In PD, it has been long observed that the subthalamic nucleus—the part of the brain targeted by deep brain stimulation, is overactive. This has become the focus of a gene therapy study at the University of California at San Francisco (UCSF), in which an inhibitory neurotransmitter is surgically inserted into the subthalamic nucleus to calm the activity in that area of the brain. This UCSF gene study was first done in experimental animals and then in a small group of PD patients in a phase 1 trial (safety study). Results were encouraging and participants showed significant improvement, which was maintained for a year. Although it appeared the treatment had helped, critics claimed that the improvement was due to a placebo effect. The study did, however, show that gene therapy was feasible and safe (Aminoff, 2010).

AADC Enzyme: Converting Levodopa to Dopamine

Other gene therapy trials have focused on an enzyme that converts levodopa to dopamine. Researchers have known that the effectiveness of dopamine-replacement diminishes after several years—not because the medication no longer works but because the substantia nigra is slowly losing its ability to make the enzyme that converts levodopa to dopamine. In a gene therapy study at UCSF (the second gene therapy study ever done for patients with Parkinson’s disease), researchers focused on an enzyme called aromatic acid decarboxylase (AADC), an enzyme that converts levodopa to dopamine.

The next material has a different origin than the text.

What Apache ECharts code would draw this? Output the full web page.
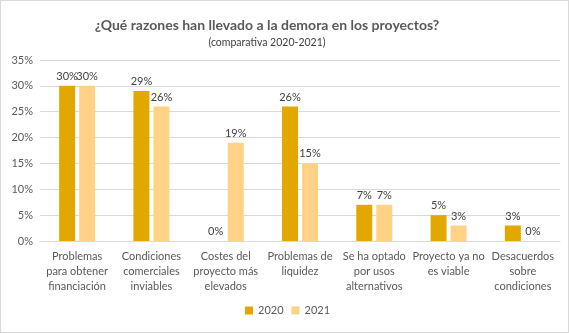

This AADC study sought to restore the brain’s ability to convert levodopa to dopamine by inserting a gene containing the AADC enzyme into a virus, then injecting the virus into the brain of study participants. This was done in 10 patients with fairly severe PD who were good candidates for deep brain stimulation but elected instead to participate in the AADC clinical trial. Researchers used various scales to measure response to treatment, including the United Parkinson’s Disease Rating Scale (UPDRS), which showed approximately 30% improvement at 6 months. There was also an improvement in medication fluctuations—improved “on” times and reduced “off” times. Enzyme activity also appeared to increase (Aminoff, 2010).

Neurturin Gene Therapy

A third gene therapy technique using neurturin hopes to “rescue” sick dopaminergic nerve cells by injecting a growth/trophic factor. The goal is to help damaged nerve cells repair themselves. In this gene therapy study, the viral genes were removed and the genes to make neurturin were inserted. The altered virus was then injected into the brains of study participants. The phase 1 study involved 12 patients who were followed for 1 year. Over the course of a year their UPDRS showed significant improvement. Although the phase 1 trial seemed to improve the patient’s symptoms, researchers were unable to replicate the positive results in a larger, phase 2 study (Aminoff, 2010).